Tips to Choose the best currency pairs for trading
- Choose pairs that complement your trading goals and trading style- Some currency pairs can perfectly complement a trading style or strategy while other pairs may fail to provide profitable trading opportunities or you may not get the desired results with it. Hence, you need to find currency pairs that suit your trading style and see if they are ideal to trade as choosing the right pairs allows you to attain your profit targets with ease. So, backtest your strategy with different pairs before going live.
- Select pairs based on your risk appetite – Being a forex trader, you must be prepared to take some amount of risk for each and every trade. But you should not be taking excess risk in any situation. To be more clear, traders with a low-risk tolerance should stick to major pairs or minor pairs. They should not be trading exotic pairs as the risk is higher. However, a trader who can afford to take the risk for a higher profit potential may find exotic pairs to be a match for their strategy.
- Trade familiar pairs – Market knowledge is very important for thriving as a forex trader. It takes time to study a pair and sometimes you will have to learn about the economic and geo-political factors that influence the pair. Because a key economic data release or news event can cause sudden volatility which may affect the profitability of your strategy.
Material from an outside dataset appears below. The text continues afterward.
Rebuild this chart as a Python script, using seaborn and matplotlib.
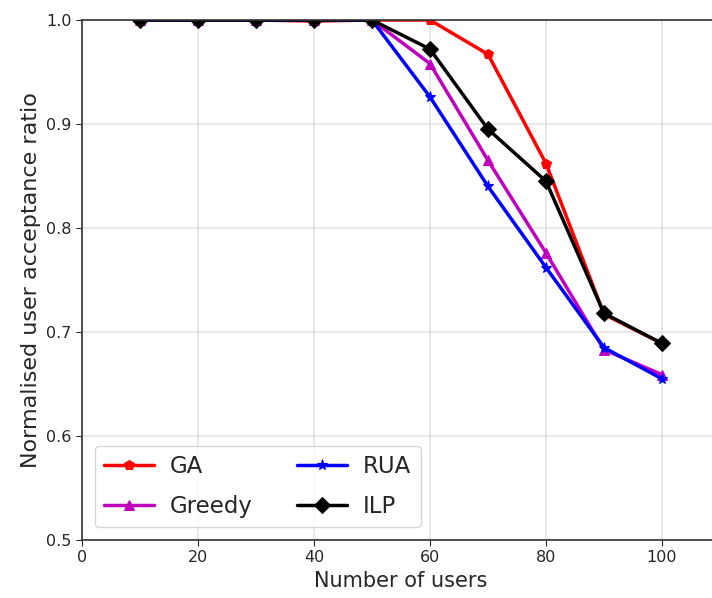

So, I recommend trading pairs that you are familiar with as it shortens the learning curve. For instance, a trader from Australia will know about AUD to some extent and thus they will be able to trade well with it.
- Consider the trading session – The time at which you can engage in trading should also be considered for choosing the best pairs for yourself. If your schedule goes well with the New York trading session, it will be better to stick with major pairs like EUR/USD actively traded in the session to get enough liquidity. But this is different for each trader as many traders like to trade different sessions for various reasons.
- Trading cost and capital – Trading cost in the forex market includes spreads, commission and rollover fees on overnight positions. So, you need to consider it for optimising your profit potential. Those with a small amount of capital need to stick with major pairs to minimise the trading cost.
Final Thoughts
In the end, the criteria of an ideal trading instrument will be different for each trader but the tips shared in this article can act as a guideline for filtering your options and making a wise choice. So, take your time and pick the best ones.